_PROBLEM TO WORK ON_
Return the lines that follow, exactly as they appear, from the first through the one containing "var axisColor = '#555';"; no pictures are to be included.

_DATASET SECTION_

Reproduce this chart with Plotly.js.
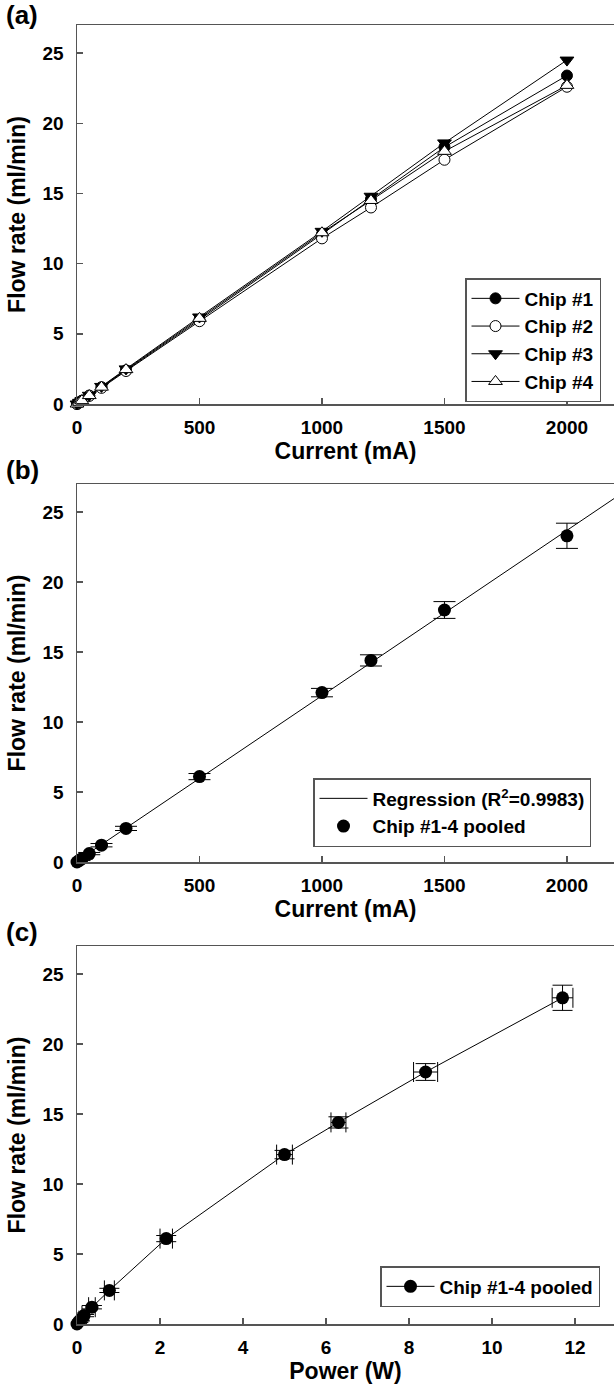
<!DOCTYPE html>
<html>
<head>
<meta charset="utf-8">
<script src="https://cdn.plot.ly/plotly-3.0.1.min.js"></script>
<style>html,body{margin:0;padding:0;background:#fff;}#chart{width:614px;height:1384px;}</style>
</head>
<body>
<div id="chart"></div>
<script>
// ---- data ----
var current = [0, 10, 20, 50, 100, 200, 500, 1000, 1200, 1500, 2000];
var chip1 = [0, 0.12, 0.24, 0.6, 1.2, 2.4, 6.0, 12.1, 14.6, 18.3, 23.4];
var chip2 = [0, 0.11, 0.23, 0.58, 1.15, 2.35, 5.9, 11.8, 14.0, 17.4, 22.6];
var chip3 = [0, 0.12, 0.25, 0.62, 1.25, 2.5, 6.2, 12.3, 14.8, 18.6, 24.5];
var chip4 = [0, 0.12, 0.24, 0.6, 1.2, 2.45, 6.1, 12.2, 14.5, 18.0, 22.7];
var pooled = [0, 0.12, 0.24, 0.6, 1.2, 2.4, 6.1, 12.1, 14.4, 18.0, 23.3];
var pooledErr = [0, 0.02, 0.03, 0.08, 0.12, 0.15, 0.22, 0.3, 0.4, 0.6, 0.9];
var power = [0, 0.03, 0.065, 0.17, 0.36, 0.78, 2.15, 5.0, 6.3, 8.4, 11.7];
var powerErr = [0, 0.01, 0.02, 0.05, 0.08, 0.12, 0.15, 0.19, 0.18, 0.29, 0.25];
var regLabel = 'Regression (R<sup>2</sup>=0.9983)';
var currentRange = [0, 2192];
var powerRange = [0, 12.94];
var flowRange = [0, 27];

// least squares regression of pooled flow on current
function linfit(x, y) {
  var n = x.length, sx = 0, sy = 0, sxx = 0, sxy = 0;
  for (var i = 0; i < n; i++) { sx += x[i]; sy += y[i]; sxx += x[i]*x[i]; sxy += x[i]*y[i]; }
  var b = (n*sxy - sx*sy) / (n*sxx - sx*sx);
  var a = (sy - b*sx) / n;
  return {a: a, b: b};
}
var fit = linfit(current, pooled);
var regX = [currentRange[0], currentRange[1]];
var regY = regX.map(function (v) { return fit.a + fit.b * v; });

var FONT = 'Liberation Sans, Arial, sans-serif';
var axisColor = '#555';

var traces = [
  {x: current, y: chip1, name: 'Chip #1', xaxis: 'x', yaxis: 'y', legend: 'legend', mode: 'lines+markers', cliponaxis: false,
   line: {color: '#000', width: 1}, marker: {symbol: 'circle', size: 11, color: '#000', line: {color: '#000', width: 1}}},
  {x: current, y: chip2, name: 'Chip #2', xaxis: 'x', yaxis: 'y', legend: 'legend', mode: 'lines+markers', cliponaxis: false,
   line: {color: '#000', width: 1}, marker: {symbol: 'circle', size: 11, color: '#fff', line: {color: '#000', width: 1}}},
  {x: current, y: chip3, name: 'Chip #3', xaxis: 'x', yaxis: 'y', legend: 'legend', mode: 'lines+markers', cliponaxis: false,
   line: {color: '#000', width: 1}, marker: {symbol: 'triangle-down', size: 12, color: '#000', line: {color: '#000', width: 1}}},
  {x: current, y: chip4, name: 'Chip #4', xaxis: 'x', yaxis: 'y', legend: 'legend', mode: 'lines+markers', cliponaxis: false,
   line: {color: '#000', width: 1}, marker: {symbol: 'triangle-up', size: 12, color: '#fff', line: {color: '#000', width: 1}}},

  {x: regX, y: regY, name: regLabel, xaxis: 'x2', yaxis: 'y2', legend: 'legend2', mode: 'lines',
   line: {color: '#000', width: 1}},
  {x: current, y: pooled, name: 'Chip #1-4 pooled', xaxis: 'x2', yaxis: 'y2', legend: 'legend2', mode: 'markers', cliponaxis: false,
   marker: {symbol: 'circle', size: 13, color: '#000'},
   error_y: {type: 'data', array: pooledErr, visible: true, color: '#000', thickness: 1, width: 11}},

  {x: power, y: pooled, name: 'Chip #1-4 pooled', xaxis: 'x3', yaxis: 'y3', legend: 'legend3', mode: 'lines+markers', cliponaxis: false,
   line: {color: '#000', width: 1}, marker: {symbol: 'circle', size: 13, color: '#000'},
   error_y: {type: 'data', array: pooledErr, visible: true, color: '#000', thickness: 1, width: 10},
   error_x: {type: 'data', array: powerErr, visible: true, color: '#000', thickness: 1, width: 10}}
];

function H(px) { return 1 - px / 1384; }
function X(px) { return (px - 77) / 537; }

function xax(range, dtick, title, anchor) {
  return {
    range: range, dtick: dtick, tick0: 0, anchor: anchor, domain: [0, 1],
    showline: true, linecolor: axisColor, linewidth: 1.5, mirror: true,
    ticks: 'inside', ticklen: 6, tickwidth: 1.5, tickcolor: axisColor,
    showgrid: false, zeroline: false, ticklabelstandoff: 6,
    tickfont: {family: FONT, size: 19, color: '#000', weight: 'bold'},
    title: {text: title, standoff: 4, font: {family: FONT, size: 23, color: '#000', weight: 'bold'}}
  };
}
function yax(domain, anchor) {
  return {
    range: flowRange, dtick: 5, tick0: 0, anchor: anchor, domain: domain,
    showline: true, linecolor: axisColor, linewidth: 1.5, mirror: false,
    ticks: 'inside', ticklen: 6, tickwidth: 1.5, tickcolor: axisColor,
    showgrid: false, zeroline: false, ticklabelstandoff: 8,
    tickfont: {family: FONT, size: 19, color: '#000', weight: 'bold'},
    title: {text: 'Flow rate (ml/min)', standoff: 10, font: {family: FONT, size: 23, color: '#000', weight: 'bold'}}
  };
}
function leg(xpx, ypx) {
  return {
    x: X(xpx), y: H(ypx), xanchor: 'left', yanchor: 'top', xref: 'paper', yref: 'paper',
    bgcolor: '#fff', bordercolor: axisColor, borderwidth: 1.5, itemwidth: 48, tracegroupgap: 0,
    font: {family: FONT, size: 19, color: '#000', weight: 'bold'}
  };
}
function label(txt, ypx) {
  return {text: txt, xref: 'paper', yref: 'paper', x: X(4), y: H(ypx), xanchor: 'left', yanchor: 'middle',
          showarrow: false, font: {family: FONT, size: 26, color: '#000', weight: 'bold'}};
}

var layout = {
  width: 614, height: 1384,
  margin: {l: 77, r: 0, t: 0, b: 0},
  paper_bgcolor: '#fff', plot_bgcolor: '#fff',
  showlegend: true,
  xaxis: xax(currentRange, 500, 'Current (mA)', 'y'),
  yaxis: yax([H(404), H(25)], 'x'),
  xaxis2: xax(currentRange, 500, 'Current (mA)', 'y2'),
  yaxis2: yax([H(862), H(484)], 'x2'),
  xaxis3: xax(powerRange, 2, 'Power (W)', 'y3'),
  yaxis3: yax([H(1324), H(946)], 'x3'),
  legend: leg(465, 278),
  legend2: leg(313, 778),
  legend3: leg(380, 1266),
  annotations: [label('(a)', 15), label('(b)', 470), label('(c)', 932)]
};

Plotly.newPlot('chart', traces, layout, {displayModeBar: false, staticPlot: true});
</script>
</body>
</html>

_WRITTEN RESPONSE_
Reproduce this chart with Plotly.js.
<!DOCTYPE html>
<html>
<head>
<meta charset="utf-8">
<script src="https://cdn.plot.ly/plotly-3.0.1.min.js"></script>
<style>html,body{margin:0;padding:0;background:#fff;}#chart{width:614px;height:1384px;}</style>
</head>
<body>
<div id="chart"></div>
<script>
// ---- data ----
var current = [0, 10, 20, 50, 100, 200, 500, 1000, 1200, 1500, 2000];
var chip1 = [0, 0.12, 0.24, 0.6, 1.2, 2.4, 6.0, 12.1, 14.6, 18.3, 23.4];
var chip2 = [0, 0.11, 0.23, 0.58, 1.15, 2.35, 5.9, 11.8, 14.0, 17.4, 22.6];
var chip3 = [0, 0.12, 0.25, 0.62, 1.25, 2.5, 6.2, 12.3, 14.8, 18.6, 24.5];
var chip4 = [0, 0.12, 0.24, 0.6, 1.2, 2.45, 6.1, 12.2, 14.5, 18.0, 22.7];
var pooled = [0, 0.12, 0.24, 0.6, 1.2, 2.4, 6.1, 12.1, 14.4, 18.0, 23.3];
var pooledErr = [0, 0.02, 0.03, 0.08, 0.12, 0.15, 0.22, 0.3, 0.4, 0.6, 0.9];
var power = [0, 0.03, 0.065, 0.17, 0.36, 0.78, 2.15, 5.0, 6.3, 8.4, 11.7];
var powerErr = [0, 0.01, 0.02, 0.05, 0.08, 0.12, 0.15, 0.19, 0.18, 0.29, 0.25];
var regLabel = 'Regression (R<sup>2</sup>=0.9983)';
var currentRange = [0, 2192];
var powerRange = [0, 12.94];
var flowRange = [0, 27];

// least squares regression of pooled flow on current
function linfit(x, y) {
  var n = x.length, sx = 0, sy = 0, sxx = 0, sxy = 0;
  for (var i = 0; i < n; i++) { sx += x[i]; sy += y[i]; sxx += x[i]*x[i]; sxy += x[i]*y[i]; }
  var b = (n*sxy - sx*sy) / (n*sxx - sx*sx);
  var a = (sy - b*sx) / n;
  return {a: a, b: b};
}
var fit = linfit(current, pooled);
var regX = [currentRange[0], currentRange[1]];
var regY = regX.map(function (v) { return fit.a + fit.b * v; });

var FONT = 'Liberation Sans, Arial, sans-serif';
var axisColor = '#555';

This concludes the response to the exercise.